Make no mistake, left-wing groups like the League of Women Voters, and a handful of lesser-known but equally progressive organizations have been salivating over the chance to impugn the redistricting process adopted by the majority Republican Florida legislature. And those groups are growing frustrated because they, like other partisan groups on the right, have equally and intentionally been shut out of the process by Florida lawmakers in order to preserve the integrity of their work.
That’s why Klas’s attempt to influence a Democrat senator on the redistricting committee, passing along the advice of a potential witness in future lawsuits by those left-wing groups, is such an egregious violation of the integrity of the process. Klas was literally caught coaching a Democrat member of the committee on how to bolster a future court case brought by Democrat-leaning groups.
After hearing the audio of Klas trying to interfere, Florida Senate President Wilton Simpson fired off a letter on November 22nd to Herald Executive Editor Monica Richardson and pointed out that Klas’s attempt to influence the redistricting process crossed the line “from reporting to interference.” The process put in place by the Florida legislature, as Simpson rightly pointed out, is highly restricted by the Florida Constitution and is tightly controlled to avoid exactly the kind of partisan meddling in which Klas got caught.

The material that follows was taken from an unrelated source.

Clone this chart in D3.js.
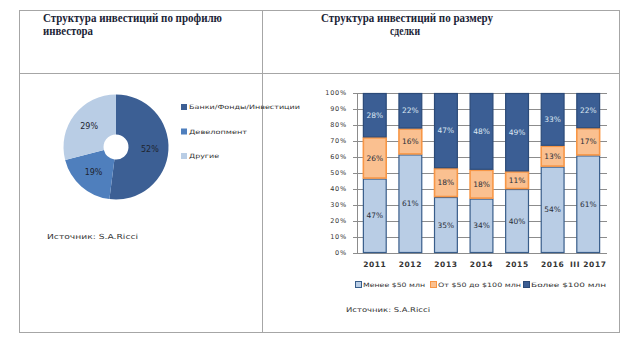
<!DOCTYPE html>
<html>
<head>
<meta charset="utf-8">
<script src="https://cdn.jsdelivr.net/npm/d3@7"></script>
<style>
  html, body { margin: 0; padding: 0; background: #fff; }
  svg { display: block; }
</style>
</head>
<body>
<svg id="chart" width="632" height="344"></svg>
<script>
// Investor profile (donut)
const profileLabels = ["Банки/Фонды/Инвестиции", "Девелопмент", "Другие"];
const profileValues = [52, 19, 29];
const profileColors = ["#3c5f94", "#4f7fbd", "#b9cde5"];

// Deal size (100% stacked columns)
const years = ["2011", "2012", "2013", "2014", "2015", "2016", "III 2017"];
const sizeSeries = ["Менее $50 млн", "От $50 до $100 млн", "Более $100 млн"];
const small = [47, 61, 35, 34, 40, 54, 61];
const medium = [26, 16, 18, 18, 11, 13, 17];
const large = [28, 22, 47, 48, 49, 33, 22];
const yTicks = [0, 10, 20, 30, 40, 50, 60, 70, 80, 90, 100];

const sizeFill = ["#b9cde5", "#fac090", "#3b5e94"];
const sizeStroke = ["#385d8a", "#f79646", "#2b4a78"];
const sizeText = ["#2a2f3a", "#2a2f3a", "#dce6f2"];

const svg = d3.select("#chart");
const smallFont = "DejaVu Sans, sans-serif";

// ---- table frame ----
const frame = svg.append("g").attr("stroke", "#a6a6a6").attr("stroke-width", 1).attr("fill", "none");
frame.append("rect").attr("x", 19.5).attr("y", 10.5).attr("width", 600).attr("height", 322);
frame.append("line").attr("x1", 19.5).attr("x2", 619.5).attr("y1", 73.5).attr("y2", 73.5);
frame.append("line").attr("x1", 262.5).attr("x2", 262.5).attr("y1", 10.5).attr("y2", 332.5);

// ---- titles ----
const titleStyle = s => s.attr("font-family", "Liberation Serif, serif")
  .attr("font-weight", "bold").attr("font-size", 11.5).attr("fill", "#1b2436")
  .attr("lengthAdjust", "spacingAndGlyphs");
svg.append("text").attr("x", 43).attr("y", 21.5).attr("textLength", 179)
  .text("Структура инвестиций по профилю").call(titleStyle);
svg.append("text").attr("x", 43).attr("y", 35).attr("textLength", 50)
  .text("инвестора").call(titleStyle);
svg.append("text").attr("x", 407).attr("y", 21.5).attr("text-anchor", "middle").attr("textLength", 172)
  .text("Структура инвестиций по размеру").call(titleStyle);
svg.append("text").attr("x", 405).attr("y", 35).attr("text-anchor", "middle").attr("textLength", 30)
  .text("сделки").call(titleStyle);

// ---- donut ----
const pieG = svg.append("g").attr("transform", "translate(116,147)");
const pie = d3.pie().sort(null).value(d => d)(profileValues);
const arc = d3.arc().innerRadius(12.5).outerRadius(52.5);
pieG.selectAll("path").data(pie).join("path")
  .attr("d", arc)
  .attr("fill", (d, i) => profileColors[i]);
const labelArc = d3.arc().innerRadius(34).outerRadius(34);
pieG.selectAll("text.v").data(pie).join("text")
  .attr("class", "v")
  .attr("x", d => labelArc.centroid(d)[0])
  .attr("y", d => labelArc.centroid(d)[1])
  .attr("dy", "0.35em")
  .attr("text-anchor", "middle")
  .attr("font-family", smallFont).attr("font-size", 8)
  .attr("fill", "#1f2530")
  .text(d => d.data + "%");

const pieLegend = svg.append("g");
profileLabels.forEach((lab, i) => {
  const y = 107 + i * 24.5;
  pieLegend.append("rect").attr("x", 181).attr("y", y - 3).attr("width", 6).attr("height", 6)
    .attr("fill", profileColors[i]);
  pieLegend.append("text").attr("x", 189).attr("y", y).attr("dy", "0.35em")
    .attr("font-family", smallFont).attr("font-size", 6).attr("fill", "#333")
    .attr("textLength", [111, 58, 30][i]).attr("lengthAdjust", "spacingAndGlyphs")
    .text(lab);
});
svg.append("text").attr("x", 47).attr("y", 237).attr("dy", "0.35em")
  .attr("font-family", smallFont).attr("font-size", 7).attr("fill", "#333")
  .attr("textLength", 91).attr("lengthAdjust", "spacingAndGlyphs")
  .text("Источник: S.A.Ricci");

// ---- stacked columns ----
const x = d3.scaleBand().domain(years).range([357, 606]).paddingInner(0.33).paddingOuter(0.165);
const y = d3.scaleLinear().domain([0, 1]).range([253, 93]);

const rows = years.map((yr, i) => ({ year: yr, s0: small[i], s1: medium[i], s2: large[i] }));
const stacked = d3.stack().keys(["s0", "s1", "s2"]).offset(d3.stackOffsetExpand)(rows);

const plot = svg.append("g");
// grid
plot.selectAll("line.grid").data(yTicks).join("line")
  .attr("class", "grid")
  .attr("x1", 353).attr("x2", 607)
  .attr("y1", d => Math.round(y(d / 100)) + 0.5).attr("y2", d => Math.round(y(d / 100)) + 0.5)
  .attr("stroke", "#8c8c8c").attr("stroke-width", 1);
plot.append("line").attr("x1", 357.5).attr("x2", 357.5).attr("y1", 93).attr("y2", 253.5)
  .attr("stroke", "#8c8c8c");

// y tick labels
plot.selectAll("text.yt").data(yTicks).join("text")
  .attr("class", "yt")
  .attr("x", 347).attr("y", d => y(d / 100)).attr("dy", "0.35em")
  .attr("text-anchor", "end")
  .attr("font-family", smallFont).attr("font-size", 6.5).attr("fill", "#333")
  .attr("letter-spacing", 0.8)
  .text(d => d + "%");

stacked.forEach((layer, k) => {
  const g = plot.append("g");
  g.selectAll("rect").data(layer).join("rect")
    .attr("x", d => x(d.data.year) + 0.5)
    .attr("y", d => y(d[1]) + 0.5)
    .attr("width", x.bandwidth() - 1)
    .attr("height", d => Math.max(0, y(d[0]) - y(d[1]) - 1))
    .attr("fill", sizeFill[k])
    .attr("stroke", sizeStroke[k]).attr("stroke-width", k === 1 ? 1.6 : 1.2);
  g.selectAll("text").data(layer).join("text")
    .attr("x", d => x(d.data.year) + x.bandwidth() / 2)
    .attr("y", d => (y(d[0]) + y(d[1])) / 2).attr("dy", "0.35em")
    .attr("text-anchor", "middle")
    .attr("font-family", smallFont).attr("font-size", 7.5).attr("fill", sizeText[k])
    .text(d => d.data[layer.key] + "%");
});

// x labels
plot.selectAll("text.xt").data(years).join("text")
  .attr("class", "xt")
  .attr("x", d => x(d) + x.bandwidth() / 2).attr("y", 264).attr("dy", "0.35em")
  .attr("text-anchor", "middle")
  .attr("font-family", smallFont).attr("font-size", 7.5).attr("font-weight", "bold")
  .attr("fill", "#333").attr("letter-spacing", 0.6)
  .text(d => d);

// legend
const legX = [355, 430, 523];
const legW = [62, 83, 75];
sizeSeries.forEach((lab, k) => {
  svg.append("rect").attr("x", legX[k] + 0.5).attr("y", 281.5).attr("width", 6).attr("height", 6)
    .attr("fill", sizeFill[k]).attr("stroke", sizeStroke[k]);
  svg.append("text").attr("x", legX[k] + 8).attr("y", 284.5).attr("dy", "0.35em")
    .attr("font-family", smallFont).attr("font-size", 6).attr("fill", "#333")
    .attr("textLength", legW[k]).attr("lengthAdjust", "spacingAndGlyphs")
    .text(lab);
});
svg.append("text").attr("x", 346).attr("y", 310).attr("dy", "0.35em")
  .attr("font-family", smallFont).attr("font-size", 6.5).attr("fill", "#333")
  .attr("textLength", 84).attr("lengthAdjust", "spacingAndGlyphs")
  .text("Источник: S.A.Ricci");
</script>
</body>
</html>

Which brings us to the blustery response from the Miami Herald, led by Richardson, in which she intentionally ignored the allegations and evidence of interference leveled at her reporter and instead pointed fingers in every direction except that of Klas. Her seven paragraph statement goes off the rails from the very beginning, attacking one of the state’s utility companies, Florida Power & Light, because they mentioned the Klas interference as evidence in their own broader complaint about the Herald’s coverage.
“Florida Power & Light has gone to great lengths to try to discredit the good journalistic work of the Miami Herald and its Tallahassee Bureau Chief, Mary Ellen Klas…” the Miami Herald’s statement to The Capitolist began.
Four paragraphs later, Richardson finally brought up the matter of Klas’s interference in the redistricting process, not to defend Klas’s actions, but to again attack FPL for including the audio recording of Klas’s interference in its criticism of the Herald.
Mary Ellen Klas, Monica Richardson, and the Miami Herald would like nothing more than to turn this scandal into a sideshow about FPL or anything else they can seize on.
But they shouldn’t be allowed to turn the page so easily.
The redistricting process is one of the most sensitive and litigious issues that state lawmakers, their staffers, and yes, journalists, have to contend with. The 2010 redistricting process was so embroiled in controversy and partisan legal wrangling that it went on for more than half of the last decade before finally being resolved. Few issues are more contentious, sensitive and prone to legal scrutiny, and Mary Ellen Klas literally got caught trying to put her journalistic thumb on the scale.
Yet neither her boss, Monica Richardson nor the Miami Herald have given Klas so much as a corrective slap on the wrist. Instead, they offer journalistic platitudes and then play the victim:
Simpson’s letter quotes the conversation from a recording made by a Senate staffer who was not involved in the conversation but was standing nearby. Neither party knew of the recording at the time. Simpson alleges that comments and questions made by Klas were inappropriate for a journalist. As I told the senator in my written reply, the Herald disagrees. Klas, who covered the last reapportionment process that was a legal quagmire for the Senate, was using her experience in that coverage to inform her work this time around. And her conversation with Bracy reflects that.
“Klas has been a highly regarded member of the Tallahassee press corps for more than 20 years. She does hard-nosed accountability reporting about FPL, the Legislature, governors and many other people and institutions. Some of her coverage of the largest electric utility in the state and the nation has been critical when important issues needed to be raised about solar power, rates charged to consumers, political influence and more. That’s a journalist doing her job on behalf of Herald readers and the Florida community.
At the Herald we’re used to criticism, too. But this criticism has crossed the line into an unfair attack on the Herald, as well as a personal attack on a well-respected member of the Herald staff.
Blah, blah, blah. Not a single word of Richardson’s worthless statement offered an explanation for how Klas’s words can be construed as anything other than trying to bolster the chances of expected legal cases on behalf of left-leaning outside groups. Instead, the underlying facts were ignored, fingers pointed elsewhere, and the issue dodged. And that is especially rich because that’s exactly the kind of behavior the hypocritical Klas complains about incessantly from those she claims to cover objectively.